Claiming compensation

Unless the Property POA document prevents it, an attorney for property is entitled to take compensation. This is currently set at 3% of income and capital receipts, 3% of income and capital disbursements, and 0.6% per year of the annual average value of assets as a care and management fee (Ontario Regulation 26/95 under the Substitute Decisions Act). However, a judge may adjust what the attorney receives, if a passing of accounts is called for. Be aware that compensation is taxable as income.

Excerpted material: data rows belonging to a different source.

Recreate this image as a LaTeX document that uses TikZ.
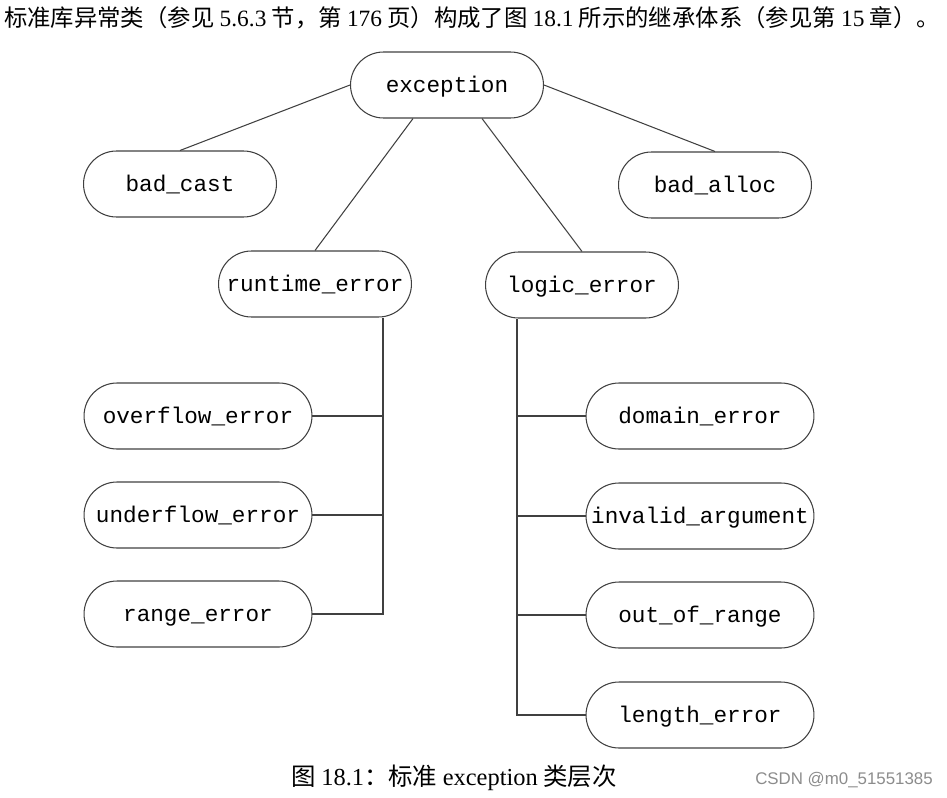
\documentclass[tikz,border=0pt]{standalone}
\usepackage{fontspec}
\setmainfont{Liberation Serif}
\setmonofont{Liberation Mono}
\newfontfamily\cjk{Noto Sans CJK SC}
\newfontfamily\wmfont{Liberation Sans}
\usetikzlibrary{shapes.misc}

\begin{document}
\begin{tikzpicture}
  [x=0.02cm,y=-0.02cm,
   cls/.style={rounded rectangle,draw=black!75,line width=0.6pt,minimum height=1.32cm,
     inner xsep=2pt,text height=10.5pt,text depth=2pt,
     font=\ttfamily\fontsize{12.9}{15}\selectfont},
   short/.style={cls,minimum width=4cm},
   long/.style={cls,minimum width=4.7cm},
   txt/.style={inner sep=0pt}]
  \useasboundingbox (0,0) rectangle (947,798);

  \node[txt,font=\fontsize{13.3}{15}\selectfont] (intro) at (472,18) {\cjk 标准库异常类（参见 {\rmfamily 5.6.3} 节，第 {\rmfamily 176} 页）构成了图 {\rmfamily 18.1} 所示的继承体系（参见第 {\rmfamily 15} 章）。};

  \node[short] (exc) at (447,85)  {exception};
  \node[short] (bc)  at (180,184) {bad\_cast};
  \node[short] (ba)  at (715,185) {bad\_alloc};
  \node[short] (rt)  at (315,284) {runtime\_error};
  \node[short] (le)  at (582,285) {logic\_error};

  \node[long] (ofe) at (198,416) {overflow\_error};
  \node[long] (ufe) at (198,515) {underflow\_error};
  \node[long] (rge) at (198,614) {range\_error};

  \node[long] (dom) at (700,416) {domain\_error};
  \node[long] (inv) at (700,516) {invalid\_argument};
  \node[long] (oor) at (700,615) {out\_of\_range};
  \node[long] (len) at (700,715) {length\_error};

  \node[txt,font=\fontsize{13.9}{16}\selectfont] (cap) at (454,778) {\cjk 图 {\rmfamily 18.1}：标准 {\rmfamily exception} 类层次};
  \node[txt,text=black!45,font=\wmfont\fontsize{9.6}{12}\selectfont] (wm) at (844,780) {CSDN @m0\_51551385};

  \coordinate (rtbus) at ([xshift=1.36cm]rt.south);
  \coordinate (lebus) at ([xshift=-1.3cm]le.south);

  \begin{scope}[draw=black!75,line width=0.6pt]
  \draw (exc.west) -- (bc.north);
  \draw (exc.east) -- (ba.north);
  \draw ([xshift=-0.68cm]exc.south) -- (rt.north);
  \draw ([xshift=0.7cm]exc.south) -- (le.north);

  \draw (rtbus) |- (rge.east);
  \foreach \n in {ofe,ufe}
    \draw (\n.east) -- (\n.east -| rtbus);
  \draw (lebus) |- (len.west);
  \foreach \n in {dom,inv,oor}
    \draw (\n.west) -- (\n.west -| lebus);
  \end{scope}
\end{tikzpicture}
\end{document}
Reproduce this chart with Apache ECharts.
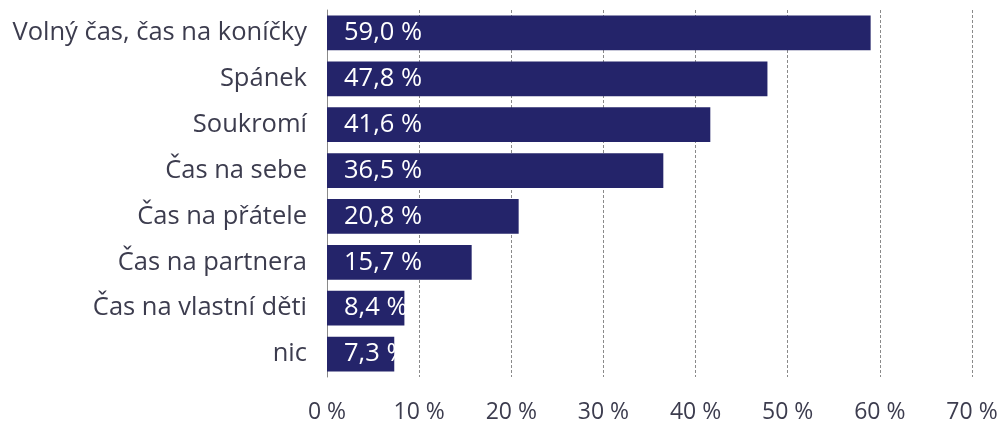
<!DOCTYPE html>
<html><head><meta charset="utf-8">
<script src="https://cdn.jsdelivr.net/npm/echarts@6/dist/echarts.min.js"></script>
<style>html,body{margin:0;padding:0;background:#fff}#c{width:1003px;height:426px}</style>
</head><body><div id="c"></div>
<script>
const categories = ["Volný čas, čas na koníčky","Spánek","Soukromí","Čas na sebe","Čas na přátele","Čas na partnera","Čas na vlastní děti","nic"];
const values = [59.0,47.8,41.6,36.5,20.8,15.7,8.4,7.3];
const xTicks = [0,10,20,30,40,50,60,70];
const font = "Open Sans";
const labelDist = 17;
const chart = echarts.init(document.getElementById('c'));
const fmt = v => v.toFixed(1).replace('.',',')+' %';
chart.setOption({
  animation:false,
  grid:{left:327,right:31,top:10,bottom:49,containLabel:false},
  xAxis:{type:'value',min:xTicks[0],max:xTicks[xTicks.length-1],interval:10,
    axisLine:{show:false},axisTick:{show:false},
    splitLine:{show:true,lineStyle:{color:'#8a8a8a',type:[3,2],width:1}},
    axisLabel:{margin:24,fontSize:23,color:'#3c3c4e',fontFamily:font,formatter:v=>v+' %'}},
  yAxis:{type:'category',data:categories,inverse:true,
    axisLine:{show:true,lineStyle:{color:'#8a8a8a',width:1}},axisTick:{show:false},
    axisLabel:{margin:20,fontSize:25.5,color:'#3c3c4e',fontFamily:font}},
  series:[{type:'bar',data:values,barWidth:'76%',
    itemStyle:{color:'#24246a'},
    label:{show:true,position:'insideLeft',distance:labelDist,color:'#ffffff',fontSize:25.5,fontFamily:font,
      formatter:p=>fmt(p.value)}}]
});
// clip labels near the bar end (as in the reference) using the axis scale
const x0 = chart.convertToPixel({xAxisIndex:0}, 0);
chart.setOption({series:[{data:values.map(v=>({
  value:v,
  label:{width:Math.max(0, chart.convertToPixel({xAxisIndex:0}, v) - x0 - labelDist + 19),overflow:'truncate',ellipsis:''}
}))}]});
</script></body></html>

Also be aware that claiming compensation increases the standard of care that the attorney is held to. An attorney taking compensation must exercise the degree of care, diligence and skill of a person in the business of managing property of others. One not being compensated is only held to the degree of care, diligence and skill expected of someone of ordinary prudence. With a greater standard, there is a greater chance that beneficiaries of the incapable person’s estate may complain or successfully sue an attorney who takes compensation.

The Takeaway

These are only some of the considerations relevant to attorneys for property. An attorney appointment is not to be taken lightly, or granted lightly when making a Power of Attorney document. The grantor should select someone appropriate, who they are comfortable with, who will act diligently and with integrity. The role can be onerous, and the grantor should consider that the desired attorney would have the time to properly fulfill the role. Attorneys have a myriad of tasks and requirements to be mindful of when acting, and advice is beneficial, especially when there are sensitive personal relationships or assets at stake.